■ Prompt ■
Write every line out verbatim and omit the pictures.

Collected data:
━━━━━━━━━━━━━━━━

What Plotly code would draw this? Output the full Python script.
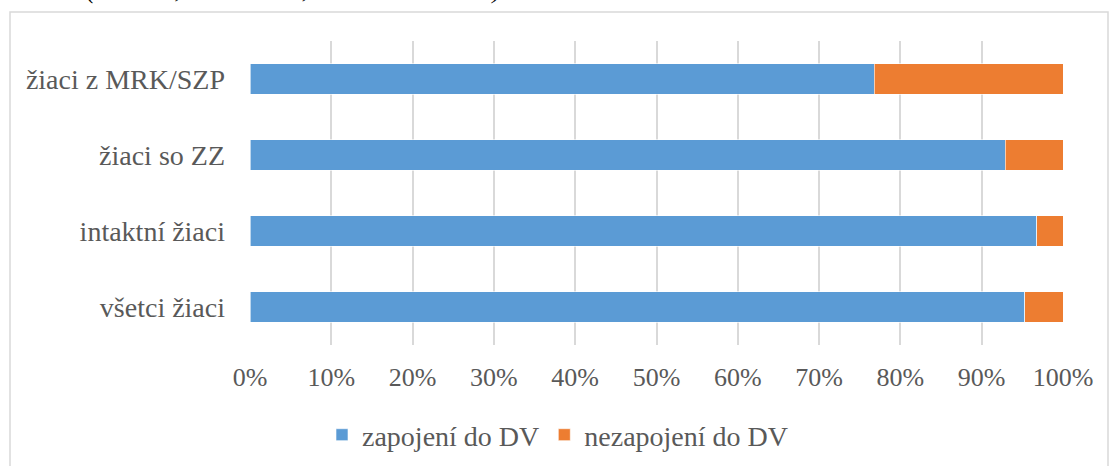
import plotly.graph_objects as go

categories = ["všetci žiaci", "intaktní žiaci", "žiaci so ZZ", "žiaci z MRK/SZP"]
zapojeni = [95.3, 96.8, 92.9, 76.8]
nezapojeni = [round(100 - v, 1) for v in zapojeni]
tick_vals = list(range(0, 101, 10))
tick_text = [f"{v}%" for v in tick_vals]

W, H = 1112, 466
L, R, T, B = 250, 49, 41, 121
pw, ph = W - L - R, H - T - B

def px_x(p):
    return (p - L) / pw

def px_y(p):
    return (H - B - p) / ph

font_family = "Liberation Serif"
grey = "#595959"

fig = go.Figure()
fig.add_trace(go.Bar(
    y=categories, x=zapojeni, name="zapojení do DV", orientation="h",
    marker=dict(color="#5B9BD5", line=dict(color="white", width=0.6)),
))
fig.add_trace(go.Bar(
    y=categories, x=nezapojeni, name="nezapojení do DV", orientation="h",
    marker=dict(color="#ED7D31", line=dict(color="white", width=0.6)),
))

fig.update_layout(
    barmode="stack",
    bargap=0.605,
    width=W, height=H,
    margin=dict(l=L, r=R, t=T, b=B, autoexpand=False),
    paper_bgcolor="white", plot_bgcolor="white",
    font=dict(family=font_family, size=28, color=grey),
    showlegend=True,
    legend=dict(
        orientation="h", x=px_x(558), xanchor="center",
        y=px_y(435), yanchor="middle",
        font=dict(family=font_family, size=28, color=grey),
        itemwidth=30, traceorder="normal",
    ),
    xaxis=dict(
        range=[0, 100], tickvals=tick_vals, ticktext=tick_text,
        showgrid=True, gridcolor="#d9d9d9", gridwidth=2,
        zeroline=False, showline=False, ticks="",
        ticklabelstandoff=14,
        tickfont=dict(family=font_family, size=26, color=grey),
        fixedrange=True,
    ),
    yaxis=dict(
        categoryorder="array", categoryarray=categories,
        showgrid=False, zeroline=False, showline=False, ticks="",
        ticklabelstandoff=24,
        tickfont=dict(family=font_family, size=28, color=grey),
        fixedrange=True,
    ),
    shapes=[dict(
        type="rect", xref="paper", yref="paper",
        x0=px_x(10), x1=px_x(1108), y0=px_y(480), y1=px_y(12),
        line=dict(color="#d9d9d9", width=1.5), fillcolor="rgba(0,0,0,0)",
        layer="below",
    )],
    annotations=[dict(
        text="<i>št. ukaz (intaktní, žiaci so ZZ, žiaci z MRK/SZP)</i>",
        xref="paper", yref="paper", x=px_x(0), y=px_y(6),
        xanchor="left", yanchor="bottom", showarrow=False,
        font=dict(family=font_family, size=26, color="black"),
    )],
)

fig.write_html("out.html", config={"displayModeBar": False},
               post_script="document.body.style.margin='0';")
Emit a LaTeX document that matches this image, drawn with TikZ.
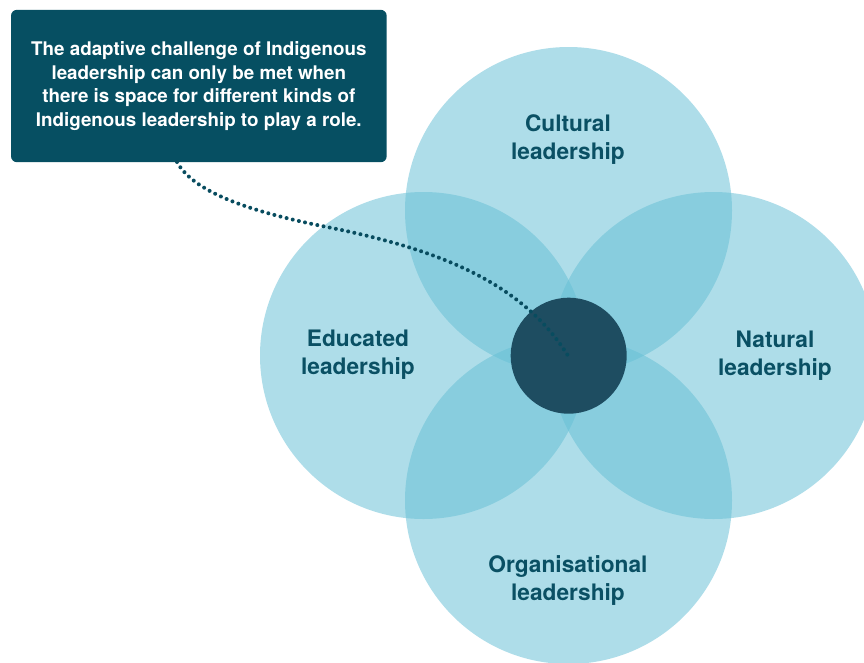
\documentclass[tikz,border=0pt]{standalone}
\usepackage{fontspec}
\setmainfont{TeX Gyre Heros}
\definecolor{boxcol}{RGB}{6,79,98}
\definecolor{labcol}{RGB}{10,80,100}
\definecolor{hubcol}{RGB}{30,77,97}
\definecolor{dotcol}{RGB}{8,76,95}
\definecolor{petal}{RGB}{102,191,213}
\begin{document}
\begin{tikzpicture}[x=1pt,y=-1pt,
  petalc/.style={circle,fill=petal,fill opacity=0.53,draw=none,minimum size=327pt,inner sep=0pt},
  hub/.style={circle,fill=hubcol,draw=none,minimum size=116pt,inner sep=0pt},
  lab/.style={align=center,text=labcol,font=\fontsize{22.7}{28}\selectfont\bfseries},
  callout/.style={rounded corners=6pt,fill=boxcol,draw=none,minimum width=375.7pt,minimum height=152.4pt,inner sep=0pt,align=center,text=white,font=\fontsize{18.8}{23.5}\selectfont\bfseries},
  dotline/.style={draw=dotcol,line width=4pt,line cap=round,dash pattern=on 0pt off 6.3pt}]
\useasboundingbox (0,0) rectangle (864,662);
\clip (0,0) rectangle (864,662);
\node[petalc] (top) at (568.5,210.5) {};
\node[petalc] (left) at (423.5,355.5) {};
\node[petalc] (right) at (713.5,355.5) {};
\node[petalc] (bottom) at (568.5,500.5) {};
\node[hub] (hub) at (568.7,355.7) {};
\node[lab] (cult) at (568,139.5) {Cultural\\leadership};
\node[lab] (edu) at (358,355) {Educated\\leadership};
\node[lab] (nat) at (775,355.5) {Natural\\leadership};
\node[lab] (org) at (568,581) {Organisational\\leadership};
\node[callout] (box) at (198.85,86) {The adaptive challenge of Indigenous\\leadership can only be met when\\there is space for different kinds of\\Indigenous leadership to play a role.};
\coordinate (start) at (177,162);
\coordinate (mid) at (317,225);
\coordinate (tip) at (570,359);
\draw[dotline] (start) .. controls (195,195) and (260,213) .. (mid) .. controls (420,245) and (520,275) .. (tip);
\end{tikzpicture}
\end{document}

━━━━━━━━━━━━━━━━

■ Exercise result ■
What Plotly code would draw this? Output the full Python script.
import plotly.graph_objects as go

categories = ["všetci žiaci", "intaktní žiaci", "žiaci so ZZ", "žiaci z MRK/SZP"]
zapojeni = [95.3, 96.8, 92.9, 76.8]
nezapojeni = [round(100 - v, 1) for v in zapojeni]
tick_vals = list(range(0, 101, 10))
tick_text = [f"{v}%" for v in tick_vals]

W, H = 1112, 466
L, R, T, B = 250, 49, 41, 121
pw, ph = W - L - R, H - T - B

def px_x(p):
    return (p - L) / pw

def px_y(p):
    return (H - B - p) / ph

font_family = "Liberation Serif"
grey = "#595959"

fig = go.Figure()
fig.add_trace(go.Bar(
    y=categories, x=zapojeni, name="zapojení do DV", orientation="h",
    marker=dict(color="#5B9BD5", line=dict(color="white", width=0.6)),
))
fig.add_trace(go.Bar(
    y=categories, x=nezapojeni, name="nezapojení do DV", orientation="h",
    marker=dict(color="#ED7D31", line=dict(color="white", width=0.6)),
))

fig.update_layout(
    barmode="stack",
    bargap=0.605,
    width=W, height=H,
    margin=dict(l=L, r=R, t=T, b=B, autoexpand=False),
    paper_bgcolor="white", plot_bgcolor="white",
    font=dict(family=font_family, size=28, color=grey),
    showlegend=True,
    legend=dict(
        orientation="h", x=px_x(558), xanchor="center",
        y=px_y(435), yanchor="middle",
        font=dict(family=font_family, size=28, color=grey),
        itemwidth=30, traceorder="normal",
    ),
    xaxis=dict(
        range=[0, 100], tickvals=tick_vals, ticktext=tick_text,
        showgrid=True, gridcolor="#d9d9d9", gridwidth=2,
        zeroline=False, showline=False, ticks="",
        ticklabelstandoff=14,
        tickfont=dict(family=font_family, size=26, color=grey),
        fixedrange=True,
    ),
    yaxis=dict(
        categoryorder="array", categoryarray=categories,
        showgrid=False, zeroline=False, showline=False, ticks="",
        ticklabelstandoff=24,
        tickfont=dict(family=font_family, size=28, color=grey),
        fixedrange=True,
    ),
    shapes=[dict(
        type="rect", xref="paper", yref="paper",
        x0=px_x(10), x1=px_x(1108), y0=px_y(480), y1=px_y(12),
        line=dict(color="#d9d9d9", width=1.5), fillcolor="rgba(0,0,0,0)",
        layer="below",
    )],
    annotations=[dict(
        text="<i>št. ukaz (intaktní, žiaci so ZZ, žiaci z MRK/SZP)</i>",
        xref="paper", yref="paper", x=px_x(0), y=px_y(6),
        xanchor="left", yanchor="bottom", showarrow=False,
        font=dict(family=font_family, size=26, color="black"),
    )],
)

fig.write_html("out.html", config={"displayModeBar": False},
               post_script="document.body.style.margin='0';")
Emit a LaTeX document that matches this image, drawn with TikZ.
\documentclass[tikz,border=0pt]{standalone}
\usepackage{fontspec}
\setmainfont{TeX Gyre Heros}
\definecolor{boxcol}{RGB}{6,79,98}
\definecolor{labcol}{RGB}{10,80,100}
\definecolor{hubcol}{RGB}{30,77,97}
\definecolor{dotcol}{RGB}{8,76,95}
\definecolor{petal}{RGB}{102,191,213}
\begin{document}
\begin{tikzpicture}[x=1pt,y=-1pt,
  petalc/.style={circle,fill=petal,fill opacity=0.53,draw=none,minimum size=327pt,inner sep=0pt},
  hub/.style={circle,fill=hubcol,draw=none,minimum size=116pt,inner sep=0pt},
  lab/.style={align=center,text=labcol,font=\fontsize{22.7}{28}\selectfont\bfseries},
  callout/.style={rounded corners=6pt,fill=boxcol,draw=none,minimum width=375.7pt,minimum height=152.4pt,inner sep=0pt,align=center,text=white,font=\fontsize{18.8}{23.5}\selectfont\bfseries},
  dotline/.style={draw=dotcol,line width=4pt,line cap=round,dash pattern=on 0pt off 6.3pt}]
\useasboundingbox (0,0) rectangle (864,662);
\clip (0,0) rectangle (864,662);
\node[petalc] (top) at (568.5,210.5) {};
\node[petalc] (left) at (423.5,355.5) {};
\node[petalc] (right) at (713.5,355.5) {};
\node[petalc] (bottom) at (568.5,500.5) {};
\node[hub] (hub) at (568.7,355.7) {};
\node[lab] (cult) at (568,139.5) {Cultural\\leadership};
\node[lab] (edu) at (358,355) {Educated\\leadership};
\node[lab] (nat) at (775,355.5) {Natural\\leadership};
\node[lab] (org) at (568,581) {Organisational\\leadership};
\node[callout] (box) at (198.85,86) {The adaptive challenge of Indigenous\\leadership can only be met when\\there is space for different kinds of\\Indigenous leadership to play a role.};
\coordinate (start) at (177,162);
\coordinate (mid) at (317,225);
\coordinate (tip) at (570,359);
\draw[dotline] (start) .. controls (195,195) and (260,213) .. (mid) .. controls (420,245) and (520,275) .. (tip);
\end{tikzpicture}
\end{document}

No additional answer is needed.